**MATERIAL PROVIDED:**
● ● ●

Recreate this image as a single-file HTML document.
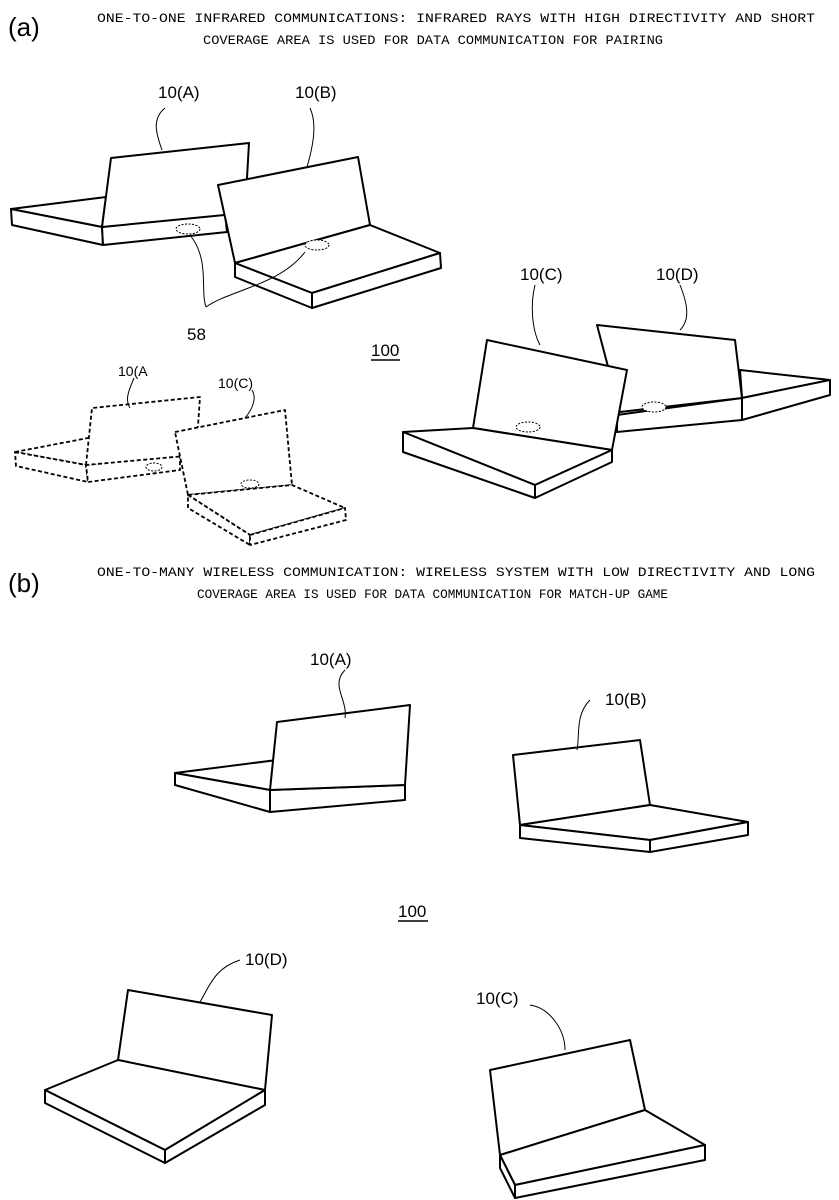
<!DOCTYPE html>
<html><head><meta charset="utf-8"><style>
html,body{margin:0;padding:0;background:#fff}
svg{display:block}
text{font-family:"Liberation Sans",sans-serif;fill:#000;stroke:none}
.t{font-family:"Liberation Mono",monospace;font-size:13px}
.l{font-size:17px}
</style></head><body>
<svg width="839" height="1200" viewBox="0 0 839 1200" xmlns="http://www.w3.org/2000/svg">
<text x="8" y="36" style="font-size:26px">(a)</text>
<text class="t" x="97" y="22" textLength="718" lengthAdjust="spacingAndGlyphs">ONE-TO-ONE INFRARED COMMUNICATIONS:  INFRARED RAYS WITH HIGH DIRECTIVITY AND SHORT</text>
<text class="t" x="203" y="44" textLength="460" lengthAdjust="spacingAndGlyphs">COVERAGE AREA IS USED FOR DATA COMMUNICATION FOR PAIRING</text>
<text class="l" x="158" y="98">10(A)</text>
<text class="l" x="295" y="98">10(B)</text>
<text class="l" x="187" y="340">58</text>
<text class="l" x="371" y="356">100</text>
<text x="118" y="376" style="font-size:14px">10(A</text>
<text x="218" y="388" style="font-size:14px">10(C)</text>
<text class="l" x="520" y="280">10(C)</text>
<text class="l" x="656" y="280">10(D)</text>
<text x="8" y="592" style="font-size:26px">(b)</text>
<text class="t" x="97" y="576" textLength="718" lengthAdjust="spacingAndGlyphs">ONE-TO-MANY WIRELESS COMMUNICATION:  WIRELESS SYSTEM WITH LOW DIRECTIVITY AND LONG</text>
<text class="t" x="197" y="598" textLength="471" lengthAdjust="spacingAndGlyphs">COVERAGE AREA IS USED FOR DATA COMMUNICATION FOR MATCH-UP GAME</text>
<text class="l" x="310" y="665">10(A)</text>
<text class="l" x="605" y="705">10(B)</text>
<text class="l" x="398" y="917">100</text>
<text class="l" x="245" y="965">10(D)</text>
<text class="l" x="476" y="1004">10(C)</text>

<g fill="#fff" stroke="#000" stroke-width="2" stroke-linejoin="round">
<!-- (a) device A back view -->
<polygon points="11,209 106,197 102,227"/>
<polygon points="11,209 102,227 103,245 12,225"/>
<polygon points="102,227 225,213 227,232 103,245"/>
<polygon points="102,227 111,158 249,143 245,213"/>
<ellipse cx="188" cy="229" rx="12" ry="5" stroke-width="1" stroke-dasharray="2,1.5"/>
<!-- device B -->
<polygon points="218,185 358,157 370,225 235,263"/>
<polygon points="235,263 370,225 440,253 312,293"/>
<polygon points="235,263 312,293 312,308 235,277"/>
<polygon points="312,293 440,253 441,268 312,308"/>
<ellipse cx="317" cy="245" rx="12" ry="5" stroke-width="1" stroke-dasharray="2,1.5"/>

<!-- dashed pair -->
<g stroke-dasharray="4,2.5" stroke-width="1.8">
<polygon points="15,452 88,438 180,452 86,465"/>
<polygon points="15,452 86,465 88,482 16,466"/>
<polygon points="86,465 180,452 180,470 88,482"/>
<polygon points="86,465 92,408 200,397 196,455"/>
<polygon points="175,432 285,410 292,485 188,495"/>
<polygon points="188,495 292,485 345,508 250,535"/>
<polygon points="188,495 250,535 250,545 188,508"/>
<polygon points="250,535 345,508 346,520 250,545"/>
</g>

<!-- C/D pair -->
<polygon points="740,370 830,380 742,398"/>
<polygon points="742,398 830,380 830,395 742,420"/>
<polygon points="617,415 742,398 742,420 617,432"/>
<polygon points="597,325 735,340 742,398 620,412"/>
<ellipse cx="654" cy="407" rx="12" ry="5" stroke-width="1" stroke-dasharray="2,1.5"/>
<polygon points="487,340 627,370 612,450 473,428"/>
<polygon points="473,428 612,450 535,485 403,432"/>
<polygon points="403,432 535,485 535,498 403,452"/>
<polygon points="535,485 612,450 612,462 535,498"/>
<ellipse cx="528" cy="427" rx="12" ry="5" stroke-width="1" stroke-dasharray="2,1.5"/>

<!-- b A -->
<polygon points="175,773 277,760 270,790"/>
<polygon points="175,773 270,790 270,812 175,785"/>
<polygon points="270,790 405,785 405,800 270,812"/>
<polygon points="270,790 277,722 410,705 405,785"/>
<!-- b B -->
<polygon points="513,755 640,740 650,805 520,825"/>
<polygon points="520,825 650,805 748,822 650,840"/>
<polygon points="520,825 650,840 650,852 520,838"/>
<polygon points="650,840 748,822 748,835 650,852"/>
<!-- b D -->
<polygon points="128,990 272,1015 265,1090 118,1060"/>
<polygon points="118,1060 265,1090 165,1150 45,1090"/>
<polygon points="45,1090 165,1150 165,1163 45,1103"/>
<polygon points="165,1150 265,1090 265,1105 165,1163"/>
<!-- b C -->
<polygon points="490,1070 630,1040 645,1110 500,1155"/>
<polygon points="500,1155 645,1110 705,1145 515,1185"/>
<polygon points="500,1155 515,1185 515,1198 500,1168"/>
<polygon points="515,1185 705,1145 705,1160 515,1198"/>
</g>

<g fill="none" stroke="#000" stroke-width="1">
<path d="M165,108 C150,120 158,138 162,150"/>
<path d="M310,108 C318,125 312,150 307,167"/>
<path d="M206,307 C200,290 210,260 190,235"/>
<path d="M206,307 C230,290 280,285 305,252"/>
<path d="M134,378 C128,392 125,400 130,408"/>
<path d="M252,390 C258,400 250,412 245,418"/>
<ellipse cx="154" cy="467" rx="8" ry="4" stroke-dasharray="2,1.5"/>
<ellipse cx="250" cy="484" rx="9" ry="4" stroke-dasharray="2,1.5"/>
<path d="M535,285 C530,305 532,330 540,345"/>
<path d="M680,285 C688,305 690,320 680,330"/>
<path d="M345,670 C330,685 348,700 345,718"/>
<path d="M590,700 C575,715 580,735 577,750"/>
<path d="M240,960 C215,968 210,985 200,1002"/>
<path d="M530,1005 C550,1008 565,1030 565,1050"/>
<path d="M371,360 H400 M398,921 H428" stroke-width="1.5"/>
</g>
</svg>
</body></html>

● ● ●

**WHAT THIS TASK INVOLVES:**
Extract every line of the data exactly; pictures stay out.

**WRITTEN SOLUTION:**
Recreate this image as a single-file HTML document.
<!DOCTYPE html>
<html><head><meta charset="utf-8"><style>
html,body{margin:0;padding:0;background:#fff}
svg{display:block}
text{font-family:"Liberation Sans",sans-serif;fill:#000;stroke:none}
.t{font-family:"Liberation Mono",monospace;font-size:13px}
.l{font-size:17px}
</style></head><body>
<svg width="839" height="1200" viewBox="0 0 839 1200" xmlns="http://www.w3.org/2000/svg">
<text x="8" y="36" style="font-size:26px">(a)</text>
<text class="t" x="97" y="22" textLength="718" lengthAdjust="spacingAndGlyphs">ONE-TO-ONE INFRARED COMMUNICATIONS:  INFRARED RAYS WITH HIGH DIRECTIVITY AND SHORT</text>
<text class="t" x="203" y="44" textLength="460" lengthAdjust="spacingAndGlyphs">COVERAGE AREA IS USED FOR DATA COMMUNICATION FOR PAIRING</text>
<text class="l" x="158" y="98">10(A)</text>
<text class="l" x="295" y="98">10(B)</text>
<text class="l" x="187" y="340">58</text>
<text class="l" x="371" y="356">100</text>
<text x="118" y="376" style="font-size:14px">10(A</text>
<text x="218" y="388" style="font-size:14px">10(C)</text>
<text class="l" x="520" y="280">10(C)</text>
<text class="l" x="656" y="280">10(D)</text>
<text x="8" y="592" style="font-size:26px">(b)</text>
<text class="t" x="97" y="576" textLength="718" lengthAdjust="spacingAndGlyphs">ONE-TO-MANY WIRELESS COMMUNICATION:  WIRELESS SYSTEM WITH LOW DIRECTIVITY AND LONG</text>
<text class="t" x="197" y="598" textLength="471" lengthAdjust="spacingAndGlyphs">COVERAGE AREA IS USED FOR DATA COMMUNICATION FOR MATCH-UP GAME</text>
<text class="l" x="310" y="665">10(A)</text>
<text class="l" x="605" y="705">10(B)</text>
<text class="l" x="398" y="917">100</text>
<text class="l" x="245" y="965">10(D)</text>
<text class="l" x="476" y="1004">10(C)</text>

<g fill="#fff" stroke="#000" stroke-width="2" stroke-linejoin="round">
<!-- (a) device A back view -->
<polygon points="11,209 106,197 102,227"/>
<polygon points="11,209 102,227 103,245 12,225"/>
<polygon points="102,227 225,213 227,232 103,245"/>
<polygon points="102,227 111,158 249,143 245,213"/>
<ellipse cx="188" cy="229" rx="12" ry="5" stroke-width="1" stroke-dasharray="2,1.5"/>
<!-- device B -->
<polygon points="218,185 358,157 370,225 235,263"/>
<polygon points="235,263 370,225 440,253 312,293"/>
<polygon points="235,263 312,293 312,308 235,277"/>
<polygon points="312,293 440,253 441,268 312,308"/>
<ellipse cx="317" cy="245" rx="12" ry="5" stroke-width="1" stroke-dasharray="2,1.5"/>

<!-- dashed pair -->
<g stroke-dasharray="4,2.5" stroke-width="1.8">
<polygon points="15,452 88,438 180,452 86,465"/>
<polygon points="15,452 86,465 88,482 16,466"/>
<polygon points="86,465 180,452 180,470 88,482"/>
<polygon points="86,465 92,408 200,397 196,455"/>
<polygon points="175,432 285,410 292,485 188,495"/>
<polygon points="188,495 292,485 345,508 250,535"/>
<polygon points="188,495 250,535 250,545 188,508"/>
<polygon points="250,535 345,508 346,520 250,545"/>
</g>

<!-- C/D pair -->
<polygon points="740,370 830,380 742,398"/>
<polygon points="742,398 830,380 830,395 742,420"/>
<polygon points="617,415 742,398 742,420 617,432"/>
<polygon points="597,325 735,340 742,398 620,412"/>
<ellipse cx="654" cy="407" rx="12" ry="5" stroke-width="1" stroke-dasharray="2,1.5"/>
<polygon points="487,340 627,370 612,450 473,428"/>
<polygon points="473,428 612,450 535,485 403,432"/>
<polygon points="403,432 535,485 535,498 403,452"/>
<polygon points="535,485 612,450 612,462 535,498"/>
<ellipse cx="528" cy="427" rx="12" ry="5" stroke-width="1" stroke-dasharray="2,1.5"/>

<!-- b A -->
<polygon points="175,773 277,760 270,790"/>
<polygon points="175,773 270,790 270,812 175,785"/>
<polygon points="270,790 405,785 405,800 270,812"/>
<polygon points="270,790 277,722 410,705 405,785"/>
<!-- b B -->
<polygon points="513,755 640,740 650,805 520,825"/>
<polygon points="520,825 650,805 748,822 650,840"/>
<polygon points="520,825 650,840 650,852 520,838"/>
<polygon points="650,840 748,822 748,835 650,852"/>
<!-- b D -->
<polygon points="128,990 272,1015 265,1090 118,1060"/>
<polygon points="118,1060 265,1090 165,1150 45,1090"/>
<polygon points="45,1090 165,1150 165,1163 45,1103"/>
<polygon points="165,1150 265,1090 265,1105 165,1163"/>
<!-- b C -->
<polygon points="490,1070 630,1040 645,1110 500,1155"/>
<polygon points="500,1155 645,1110 705,1145 515,1185"/>
<polygon points="500,1155 515,1185 515,1198 500,1168"/>
<polygon points="515,1185 705,1145 705,1160 515,1198"/>
</g>

<g fill="none" stroke="#000" stroke-width="1">
<path d="M165,108 C150,120 158,138 162,150"/>
<path d="M310,108 C318,125 312,150 307,167"/>
<path d="M206,307 C200,290 210,260 190,235"/>
<path d="M206,307 C230,290 280,285 305,252"/>
<path d="M134,378 C128,392 125,400 130,408"/>
<path d="M252,390 C258,400 250,412 245,418"/>
<ellipse cx="154" cy="467" rx="8" ry="4" stroke-dasharray="2,1.5"/>
<ellipse cx="250" cy="484" rx="9" ry="4" stroke-dasharray="2,1.5"/>
<path d="M535,285 C530,305 532,330 540,345"/>
<path d="M680,285 C688,305 690,320 680,330"/>
<path d="M345,670 C330,685 348,700 345,718"/>
<path d="M590,700 C575,715 580,735 577,750"/>
<path d="M240,960 C215,968 210,985 200,1002"/>
<path d="M530,1005 C550,1008 565,1030 565,1050"/>
<path d="M371,360 H400 M398,921 H428" stroke-width="1.5"/>
</g>
</svg>
</body></html>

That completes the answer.